Moving on to Calcutta’s cityscapes steeped in history and rooted in heritage, Zeenat evolves into a compulsive researcher. All her childhood locations come alive with distant memories; as she provides the reader with adulthood research. We read of her favourite places, providing us with the rich background of its founders in a historical and cultural context. One is transported to an era; a Calcutta in the 1940s with its cosmopolitan composition of inhabitants and their lifestyles.

Cultural and religious rituals of Eastern and Western origin: Muslims (Sunni and Shia), Buddhists, Jews, Hindus (of every caste), Christians (Anglicans, Catholics, and Protestants) appear. Zeenie’s accounts of these exposures include descriptions of gastronomic spreads, all in good taste.

No book on Calcutta may omit Park Street, known in colonial times as Shaheb Para. Zeenie’s haunts read like a map of the city’s social life: Flury’s Tea Room with Granny Maggie, Trincas, Mocambo, the Grand Hotel, and Nahoum’s in New Market, founded by a Baghdadi Jew in 1902 and still beloved. College Street, Calcutta’s famed Boi Para, rounds off the tour—a bibliophile’s haunt then as now, best followed by a stop at The Coffee House and Presidency College.

Calcutta Kebabs and Christmas Cake comes to a close on page 568. An encyclopaedia of 25 pages of Dramatis Personae and glossaries follows.
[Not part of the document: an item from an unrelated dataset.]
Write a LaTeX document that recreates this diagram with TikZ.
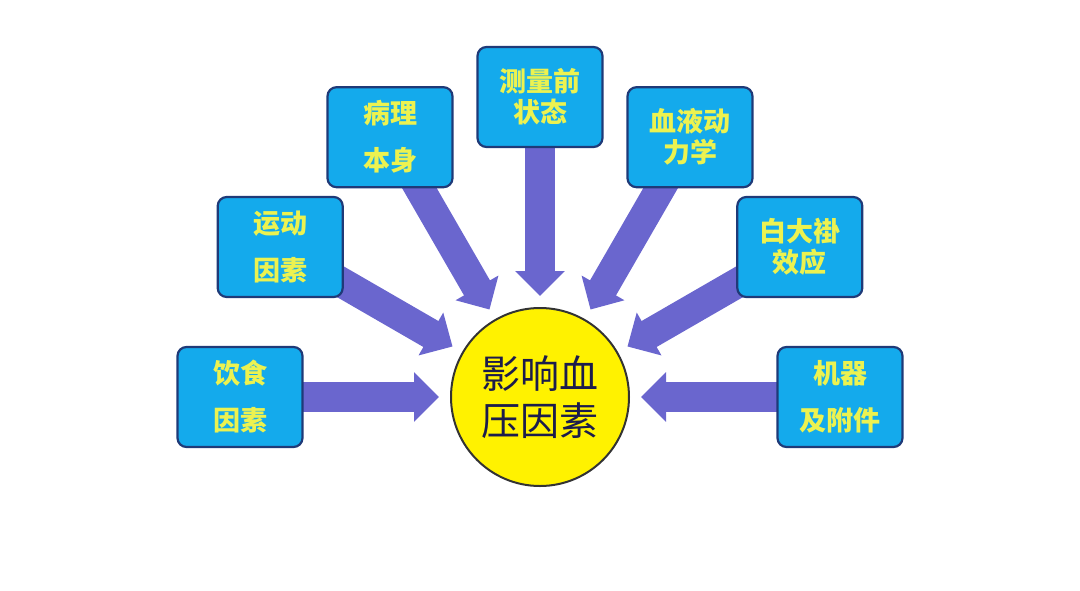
\documentclass[tikz,border=0pt]{standalone}
\usepackage{fontspec}
\newfontfamily\cjk{Noto Sans CJK SC}
\usetikzlibrary{arrows.meta,backgrounds}
\definecolor{boxfill}{HTML}{14AAEC}
\definecolor{boxline}{HTML}{1F3A78}
\definecolor{boxtext}{HTML}{ECF250}
\definecolor{arrowc}{HTML}{6A66CE}
\definecolor{midtext}{HTML}{1C1C4C}
\begin{document}
\begin{tikzpicture}[x=1pt,y=-1pt,
  box/.style={draw=boxline, line width=2.2pt, fill=boxfill, rounded corners=9pt,
    minimum width=125pt, minimum height=100pt, align=center, text=boxtext, inner sep=0pt},
  wide/.style={font=\cjk\bfseries\fontsize{27}{47}\selectfont},
  tight/.style={font=\cjk\bfseries\fontsize{27}{31}\selectfont},
  blk/.style={draw=arrowc, line width=30pt, -{Triangle[width=48pt,length=25pt]}, shorten >=11pt},
  hub/.style={circle, draw=black!80, line width=2pt, fill=yellow, minimum size=178pt,
    inner sep=0pt, align=center, text=midtext, font=\cjk\fontsize{39}{47}\selectfont}
]
\useasboundingbox (0,0) rectangle (1080,590);
\node[hub] (m) at (540,397) {影响血\\压因素};
\node[box,wide]  (a) at (240,397)   {饮食\\因素};
\node[box,wide]  (b) at (280.2,247) {运动\\因素};
\node[box,wide]  (c) at (390,137.2) {病理\\本身};
\node[box,tight] (d) at (540,97)    {测量前\\状态};
\node[box,tight] (e) at (690,137.2) {血液动\\力学};
\node[box,tight] (f) at (799.8,247) {白大褂\\效应};
\node[box,wide]  (g) at (840,397)   {机器\\及附件};
\begin{scope}[on background layer]
  \foreach \n in {a,b,c,d,e,f,g} {
    \draw[blk] (\n.center) -- (m);
  }
\end{scope}
\end{tikzpicture}
\end{document}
Family photographs spanning the 1930s to 2026 add faces to the narrative, ending with genealogies. Close to 600 pages, the book qualifies for the remark by British author C.S. Lewis (1898–1963): “You can never get a cup of tea large enough or a book long enough to suit me.”

Raana Haider is the author of India: Beyond the Taj and the Raj (University Press Limited, 2013).